Local Exchange-Correlation Potentials by Density Inversion in Solids

TL;DR

This study addresses the mismatch between Kohn–Sham band gaps and experimental gaps by density-inverting target densities from a range of DFAs to obtain local exchange-correlation potentials $v_\mathrm{LXC}(\mathbf{r})$. It compares the resulting LXC-band structures with the original GKS band structures to quantify the non-locality across HF, hybrid functionals, LDA+$U$, and meta-GGA densities, and examines the role of the XC derivative discontinuity $\Delta_\mathrm{xc}$ in solids. The main finding is that the LFX potential obtained from HF densities yields band gaps in good agreement with experiment for many materials, while LDA/GGA densities require non-locality (hybrids, HF) to improve gaps; LDA+$U$ inversion mitigates over-localisation, and meta-GGA densities show weak non-locality. Overall, the density-inversion LXC framework provides a diagnostic link between local potentials and non-local XC effects, enabling benchmarking of DFAs and offering insight into Mott physics in TMOs.

Abstract

Following Hollins et al. [J. Phys.: Condens. Matter 29, 04LT01 (2017)], we invert the electronic ground state densities for various semiconducting and insulating solids calculated using several density functional approximations within the generalised Kohn-Sham (GKS) scheme, Hartree-Fock (HF) theory and the LDA+$U$ method, and benchmark against standard (semi-)local functionals. The band structures from the resulting local exchange-correlation (LXC) Kohn-Sham potential for these densities are then compared with the band structures of the original GKS method. We find the LXC potential obtained from the HF density systematically predicts band gaps in good agreement with experiment, even in strongly correlated transition metal monoxides (TMOs).
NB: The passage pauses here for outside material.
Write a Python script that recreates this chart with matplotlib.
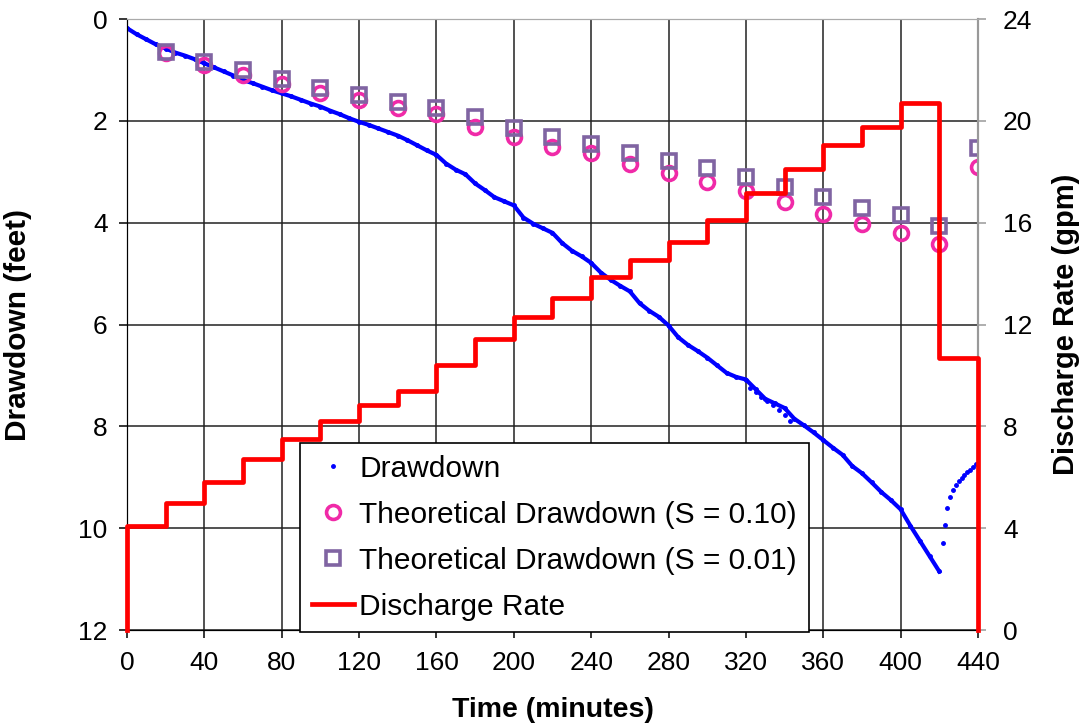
import numpy as np
import matplotlib.pyplot as plt
from matplotlib.lines import Line2D

plt.rcParams['font.family'] = ['Liberation Sans', 'DejaVu Sans']

obs_time = [0, 5, 10, 15, 20, 25, 30, 35, 40, 45, 50, 55, 60, 65, 70, 75, 80,
            85, 90, 95, 100, 105, 110, 115, 120, 125, 130, 135, 140, 145, 150,
            155, 160, 165, 170, 175, 180, 185, 190, 195, 200, 205, 210, 215,
            220, 225, 230, 235, 240, 245, 250, 255, 260, 265, 270, 275, 280,
            285, 290, 295, 300, 305, 310, 315, 320, 325, 330, 335, 340, 345,
            350, 355, 360, 365, 370, 375, 380, 385, 390, 395, 400, 405, 410,
            415, 420]
obs_dd = [0.18, 0.30, 0.40, 0.50, 0.58, 0.66, 0.72, 0.79, 0.87, 0.95, 1.03,
          1.11, 1.20, 1.26, 1.33, 1.40, 1.46, 1.52, 1.59, 1.66, 1.72, 1.80,
          1.87, 1.95, 2.02, 2.08, 2.15, 2.22, 2.29, 2.38, 2.48, 2.58, 2.67,
          2.84, 2.96, 3.05, 3.23, 3.36, 3.50, 3.58, 3.66, 3.90, 4.02, 4.11,
          4.20, 4.40, 4.55, 4.66, 4.79, 4.98, 5.12, 5.24, 5.35, 5.58, 5.73,
          5.85, 6.02, 6.25, 6.40, 6.52, 6.65, 6.80, 6.95, 7.03, 7.08, 7.27,
          7.46, 7.55, 7.64, 7.85, 7.98, 8.12, 8.27, 8.42, 8.56, 8.78, 8.92,
          9.10, 9.29, 9.45, 9.63, 9.95, 10.25, 10.55, 10.85]
# scattered readings around 320-345 min
odd_time = [322, 325, 328, 331, 334, 337, 340, 343]
odd_dd = [7.25, 7.33, 7.42, 7.50, 7.58, 7.68, 7.78, 7.90]
# recovery after pump stopped
rec_time = [422, 423, 424, 425.5, 427, 428.5, 430, 431.5, 433, 434.5, 436, 437.5, 439]
rec_dd = [10.3, 9.94, 9.6, 9.38, 9.25, 9.15, 9.08, 9.02, 8.96, 8.9, 8.85, 8.8, 8.74]

# theoretical drawdown
th_time = [20, 40, 60, 80, 100, 120, 140, 160, 180, 200, 220, 240, 260, 280,
           300, 320, 340, 360, 380, 400, 420, 440]
th_s010 = [0.66, 0.90, 1.10, 1.28, 1.46, 1.59, 1.75, 1.87, 2.12, 2.32, 2.51,
           2.64, 2.85, 3.03, 3.20, 3.38, 3.59, 3.82, 4.03, 4.21, 4.42, 2.91]
th_s001 = [0.64, 0.85, 1.01, 1.18, 1.35, 1.49, 1.62, 1.74, 1.93, 2.15, 2.32,
           2.45, 2.63, 2.79, 2.93, 3.10, 3.29, 3.50, 3.71, 3.85, 4.06, 2.53]

# discharge rate steps (gpm), one per 20 min period
rate_start = [0, 20, 40, 60, 80, 100, 120, 140, 160, 180, 200, 220, 240, 260,
              280, 300, 320, 340, 360, 380, 400, 420]
rate_gpm = [4.1, 5.0, 5.8, 6.7, 7.5, 8.2, 8.85, 9.4, 10.4, 11.45, 12.3, 13.05,
            13.85, 14.55, 15.25, 16.1, 17.15, 18.1, 19.05, 19.75, 20.7, 10.7]

fig = plt.figure(figsize=(10.81, 7.23), dpi=100)
ax = fig.add_axes([0.1175, 0.1286, 0.7872, 0.8451])
ax2 = ax.twinx()

blue = '#0000ff'
pink = '#f02aa8'
purple = '#8064a2'
red = '#ff0000'

ax.set_xlim(0, 440)
ax.set_ylim(12, 0)
ax.set_xticks(np.arange(0, 441, 40))
ax.set_yticks(np.arange(0, 13, 2))
ax.grid(True, color='#222222', linewidth=1.1)
ax.set_axisbelow(True)

ax.plot(obs_time, obs_dd, '-', color=blue, lw=3, zorder=3)
ax.plot(obs_time, obs_dd, '.', color=blue, ms=5, zorder=3)
ax.plot(odd_time, odd_dd, '.', color=blue, ms=5, zorder=3)
ax.plot(rec_time, rec_dd, '.', color=blue, ms=5, zorder=3)
ax.plot(th_time, th_s010, 'o', ms=10, mfc='none', mec=pink, mew=2.6, zorder=4)
ax.plot(th_time, th_s001, 's', ms=10.5, mfc='none', mec=purple, mew=2.6, zorder=4)

ax2.set_ylim(0, 24)
ax2.set_yticks(np.arange(0, 25, 4))
step_x = [0] + rate_start + [440]
step_y = [0] + rate_gpm + [0]
ax2.step(step_x, step_y, where='post', color=red, lw=3.4, zorder=5, clip_on=False)

for a in (ax, ax2):
    a.tick_params(labelsize=19, length=6, width=1.1, direction='out')
    a.spines['top'].set_color('#aaaaaa')
    a.spines['right'].set_color('#999999')
    a.spines['right'].set_linewidth(1.5)
ax.tick_params(axis='x', pad=9)
ax.tick_params(axis='y', pad=8)
ax2.tick_params(axis='y', pad=12, color='#999999')

ax.set_xlabel('Time (minutes)', fontsize=20.5, fontweight='bold', labelpad=16)
ax.set_ylabel('Drawdown (feet)', fontsize=21.5, fontweight='bold')
ax.yaxis.set_label_coords(-0.112, 0.5)
ax2.set_ylabel('Discharge Rate (gpm)', fontsize=21, fontweight='bold', labelpad=14)

handles = [
    Line2D([], [], ls='none', marker='.', color=blue, ms=5),
    Line2D([], [], ls='none', marker='o', ms=10, mfc='none', mec=pink, mew=2.6),
    Line2D([], [], ls='none', marker='s', ms=10.5, mfc='none', mec=purple, mew=2.6),
    Line2D([], [], color=red, lw=3.4),
]
labels = ['Drawdown', 'Theoretical Drawdown (S = 0.10)',
          'Theoretical Drawdown (S = 0.01)', 'Discharge Rate']
leg = ax2.legend(handles, labels, loc='lower left', bbox_to_anchor=(0.203, -0.004),
                 fontsize=21.5, frameon=True, fancybox=False, framealpha=1,
                 edgecolor='black', handlelength=1.4, handletextpad=0.2,
                 labelspacing=0.6, borderpad=0.4, borderaxespad=0)
leg.get_frame().set_linewidth(1.2)
leg.set_zorder(10)

fig.savefig('out.png', dpi=100)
Furthermore, we find that the HSE06 and PBE0 hybrid functionals yield similar densities and LXC potentials, and in weakly correlated systems, these potentials are similar to PBE. For LDA+$U$ densities, the LXC potential effectively reverses the flattening of bands caused by over-localisation by a large Hubbard-$U$ value, while for meta-GGAs, we find only small differences between the GKS and LXC results demonstrating that the non-locality of meta-GGAs is weak.

Figures (13)

• Figure 1: Steepest descent algorithm to calculate the local exchange-correlation (LXC) potential $v_\mathrm{LXC}(\mathbf{r})$. The total potential $v(\mathbf{r})$ is the sum of $v_\mathrm{LXC}(\mathbf{r})$, Hartree $v_\mathrm{H}(\mathbf{r})$ and external (electron-nuclear) $v_\mathrm{ext}(\mathbf{r})$ potentials such that in the $n$-th iteration $v_\mathrm{LXC}^n(\mathbf{r})=v^n(\mathbf{r}) - v_\mathrm{H}[\rho_v^n](\mathbf{r}) - v_\mathrm{ext}(\mathbf{r})$.
• Figure 2: Convergence of the Coulomb energy difference $U_{\rho_\mathrm{t}}[v]$, (refer to Eq. \ref{['eq:Coulomb_diff']}), for inversion of the Hartree-Fock (HF) density of silicon using steepest descent (dotted red line) and Fletcher-Reeves-basedFletcher_Reeves_CG conjugate gradient (solid blue line) algorithms.
• Figure 3: Computed band structures of GaAs using PBE (solid blue) and LXC-PBE (dotted red), the latter obtained via inversion of the PBE density. The Fermi energy has been set to 0 eV. Note that the two band structures are indistinguishable.
• Figure 4: Computed band structures of Si for (a) HF and (b) LFX obtained by inversion of the HF density. The Fermi energy has been arbitrarily set to 0 eV in both band structures. Occupied bands are in blue, valence band in orange, conduction band in green and unoccupied bands in red.
• Figure 5: Comparison of calculated band gaps with experimental band gaps. Local Fock exchange (LFX) denotes the band gap calculated using the LXC potential obtained from the inversion of the Hartree-Fock (HF) density. The straight line indicates perfect agreement between theory and experiment; points above the line indicate that the band gap is overestimated while points below the line indicate the band gap is underestimated.